Pour accéder à leurs droits on leur demande des
registres, qu'il faut payer très chers...
« Nous n'avons rien. « Nous sommes tristes,
très mal. « Certains meurent en pourrissant dans leurs maisons.
« Nous n'avons aucun type de travail. Aucunes terres... « On ne peut
pas retourner là-bas, on n'a plus rien. Maintenant, les terrains sont de
la communauté. « Ils profitent du fait que nous ne connaissons pas
la loi... Ce sont des promesses, c'est tout !
*
La mine.
L'exemple de Cobriza, dans la province de Churcampa
--département de Huancavelica- que j'ai évoqué, est bien
d'actualité. Un village "minier" a été crée de
toute pièce sur le versant voisin de celui qui est exploité par
la mine. La situation des miniers est relativement précaire car à
court terme la mine va fermer. Elle n'est plus rentable, tout a
été extrait. A cela s'ajoutent les problèmes de
sécurité. Ils ne rebouchent pas les anciennes galeries : les
miniers seront tentés de retourner extraire des bricoles. Les conditions
agricoles sont très difficiles. Les travailleurs risquent de se diriger
vers les vallées alentours plus clémentes.
J'ai rencontré des familles qui venaient de
là-bas, installées près de Lima : le chef de famille s'en
allait travailler temporairement. Sa femme l'accompagnait de temps en temps. La
vie des miniers était bien différente de celle des habitants du
village originel (San Pedro), sur l'autre versant. La vie de ses habitants est
régie par la mine. Les relations avec les habitants de San Pedro en
étaient affectées, me soulignait une dame. Leurs enfants
n'avaient pas accès au même collège et possibilité.

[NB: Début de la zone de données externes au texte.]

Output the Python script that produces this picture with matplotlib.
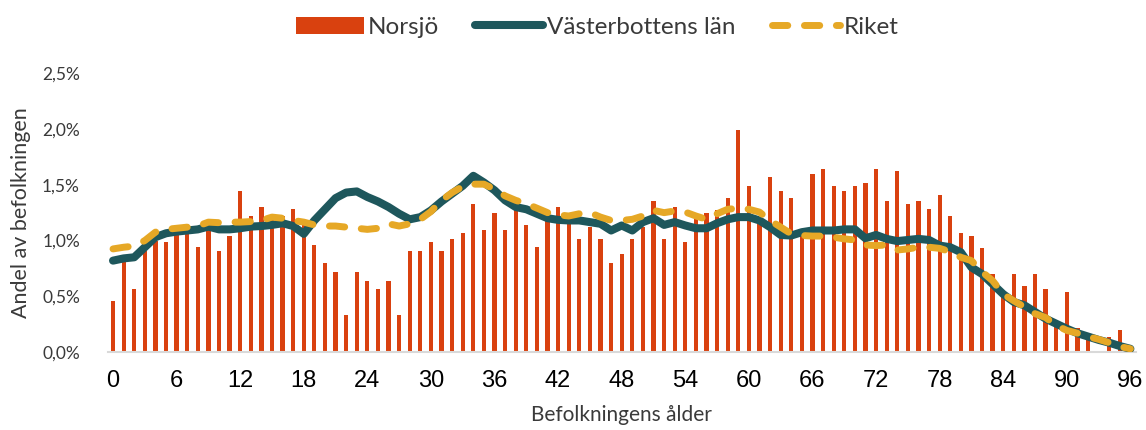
import matplotlib.pyplot as plt
from matplotlib.ticker import FuncFormatter

plt.rcParams.update({
    "font.family": ["Lato", "DejaVu Sans"],
})

RED = "#D9410F"
TEAL = "#1E575C"
GOLD = "#E6A826"
TEXT = "#3A3A3A"

ages = list(range(97))

# andel av befolkningen i procent, per ålder 0-96
norsjo = [
    0.46, 0.81, 0.565, 0.91, 1.00, 0.985, 1.06, 1.08, 0.94, 1.11,
    0.91, 1.04, 1.44, 1.22, 1.30, 1.21, 1.22, 1.28, 1.15, 0.96,
    0.80, 0.72, 0.33, 0.72, 0.64, 0.565, 0.64, 0.33, 0.91, 0.91,
    0.985, 0.91, 1.015, 1.065, 1.33, 1.095, 1.25, 1.095, 1.27, 1.14,
    0.94, 1.20, 1.30, 1.20, 1.015, 1.12, 1.015, 0.80, 0.88, 1.015,
    1.12, 1.355, 1.015, 1.30, 0.985, 1.25, 1.25, 1.27, 1.38, 1.99,
    1.485, 1.20, 1.565, 1.44, 1.38, 1.05, 1.595, 1.645, 1.485, 1.44,
    1.485, 1.515, 1.645, 1.355, 1.62, 1.33, 1.355, 1.28, 1.41, 1.22,
    1.065, 1.04, 0.935, 0.70, 0.55, 0.70, 0.59, 0.70, 0.565, 0.25,
    0.54, 0.22, 0.17, 0.0, 0.14, 0.195, 0.03,
]

vasterbotten = [
    0.82, 0.84, 0.85, 0.94, 1.03, 1.065, 1.08, 1.09, 1.10, 1.125,
    1.10, 1.10, 1.11, 1.125, 1.13, 1.14, 1.155, 1.13, 1.06, 1.18,
    1.28, 1.38, 1.43, 1.44, 1.39, 1.35, 1.30, 1.24, 1.19, 1.21,
    1.27, 1.35, 1.42, 1.49, 1.58, 1.52, 1.45, 1.36, 1.30, 1.28,
    1.24, 1.20, 1.185, 1.18, 1.18, 1.165, 1.15, 1.09, 1.135, 1.09,
    1.165, 1.20, 1.14, 1.165, 1.135, 1.11, 1.11, 1.155, 1.19, 1.21,
    1.21, 1.18, 1.12, 1.05, 1.045, 1.075, 1.09, 1.09, 1.09, 1.10,
    1.10, 1.02, 1.05, 1.015, 0.995, 1.005, 1.015, 1.005, 0.955, 0.94,
    0.895, 0.76, 0.70, 0.61, 0.52, 0.45, 0.42, 0.36, 0.30, 0.255,
    0.21, 0.17, 0.14, 0.11, 0.085, 0.055, 0.03,
]

riket = [
    0.925, 0.94, 0.95, 1.00, 1.075, 1.10, 1.11, 1.12, 1.13, 1.165,
    1.16, 1.165, 1.165, 1.17, 1.18, 1.21, 1.20, 1.18, 1.165, 1.14,
    1.13, 1.13, 1.12, 1.11, 1.10, 1.11, 1.15, 1.13, 1.15, 1.19,
    1.26, 1.36, 1.43, 1.485, 1.505, 1.505, 1.46, 1.40, 1.36, 1.33,
    1.29, 1.25, 1.23, 1.22, 1.24, 1.25, 1.21, 1.18, 1.18, 1.19,
    1.22, 1.27, 1.25, 1.265, 1.255, 1.22, 1.19, 1.24, 1.28, 1.29,
    1.28, 1.255, 1.18, 1.12, 1.06, 1.045, 1.04, 1.04, 1.03, 1.015,
    1.005, 0.96, 0.955, 0.96, 0.915, 0.925, 0.94, 0.94, 0.93, 0.90,
    0.85, 0.82, 0.72, 0.64, 0.52, 0.46, 0.405, 0.345, 0.31, 0.24,
    0.195, 0.17, 0.14, 0.115, 0.085, 0.05, 0.03,
]

fig = plt.figure(figsize=(11.46, 4.30), dpi=100)
ax = fig.add_axes([0.094, 0.181, 0.897, 0.649])

bars = ax.bar(ages, norsjo, width=0.4, color=RED, label="Norsjö", zorder=2)
(lv,) = ax.plot(ages, vasterbotten, color=TEAL, linewidth=5.8, solid_capstyle="round",
                solid_joinstyle="round", label="Västerbottens län", zorder=3)
(lr,) = ax.plot(ages, riket, color=GOLD, linewidth=5.0, dashes=(2.2, 2.4),
                dash_capstyle="round", label="Riket", zorder=4)

ax.set_xlim(-0.5, 96.5)
ax.set_ylim(0, 2.5)
ax.set_xticks(range(0, 97, 6))
ax.set_yticks([0, 0.5, 1.0, 1.5, 2.0, 2.5])
ax.yaxis.set_major_formatter(FuncFormatter(lambda v, _: f"{v:.1f}%".replace(".", ",")))

for side in ["top", "right", "left"]:
    ax.spines[side].set_visible(False)
ax.spines["bottom"].set_color("#D9D9D9")
ax.spines["bottom"].set_linewidth(1.5)
ax.tick_params(axis="both", length=0)
ax.tick_params(axis="x", labelsize=17, pad=13, labelcolor="black")
ax.tick_params(axis="y", labelsize=12.5, pad=20, labelcolor=TEXT)
for lbl in ax.get_xticklabels():
    lbl.set_fontfamily(["Liberation Sans", "DejaVu Sans"])

ax.set_xlabel("Befolkningens ålder", fontsize=15, color=TEXT, labelpad=9)
ax.set_ylabel("Andel av befolkningen", fontsize=15.5, color=TEXT, labelpad=8)

fig.legend(handles=[bars, lv, lr], loc="center", bbox_to_anchor=(0.521, 0.937),
           ncol=3, frameon=False, fontsize=17.5, handlelength=2.8, handletextpad=0.15,
           columnspacing=1.5, labelcolor=TEXT)

fig.savefig("out.png", dpi=100)
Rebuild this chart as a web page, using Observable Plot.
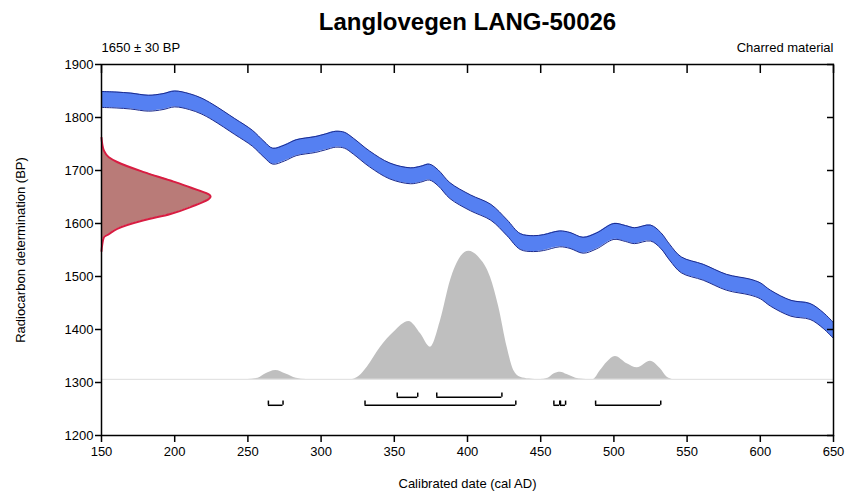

La question minière est beaucoup plus ample, elle est source de
migration permanente et de reconversion, mais de plus en plus les miniers
s'installent ailleurs avec leur famille, comme à Lima. Un regard sur son
évolution serait à approfondir.
Les migrations vers la Selva semblent aujourd'hui les plus
importantes : quels changements dans cette partie du pays pour demain ? Est-ce
un mouvement provisoire lié aux activités agricoles qui
fonctionnent, ou cela amènera-t-il à des changements
considérables et un essor de ces petites villes... ?
L'émigration vers l'étranger a lieu depuis le
début de « l'exode rural ». Cela est assez surprenant de
s'imaginer ce que représentait un départ d'un petit village des
Andes, sans routes, vers les Etat Unis, par exemple ! Celles-ci continuent vers
l'Europe aujourd'hui...
**
Questions épistémologiques.
Enfin, il s'agit de porter un regard rétrospectif sur
son propre travail. Sur son écriture. Sur son ethnologie. Que
cautionne-t-on ? Que condamne-t-on ? Cette ethnologie a-t-elle un rôle et
quel est-il ?
L'écriture a sa propre créativité et sa
capacité transformatrice. Retranscrire dans son propre langage,
personnel et culturel les mots de l'ailleurs ; formaliser dans des mots des
choses qui ne sont pas dites, qui ne sont pas manifestes... Quelle
réalité et véracité entre ce que l'on observe et
interprète.
C'est aussi une expérience passionnante. Un questionnement
que la seule réflexion ne permettrait pas.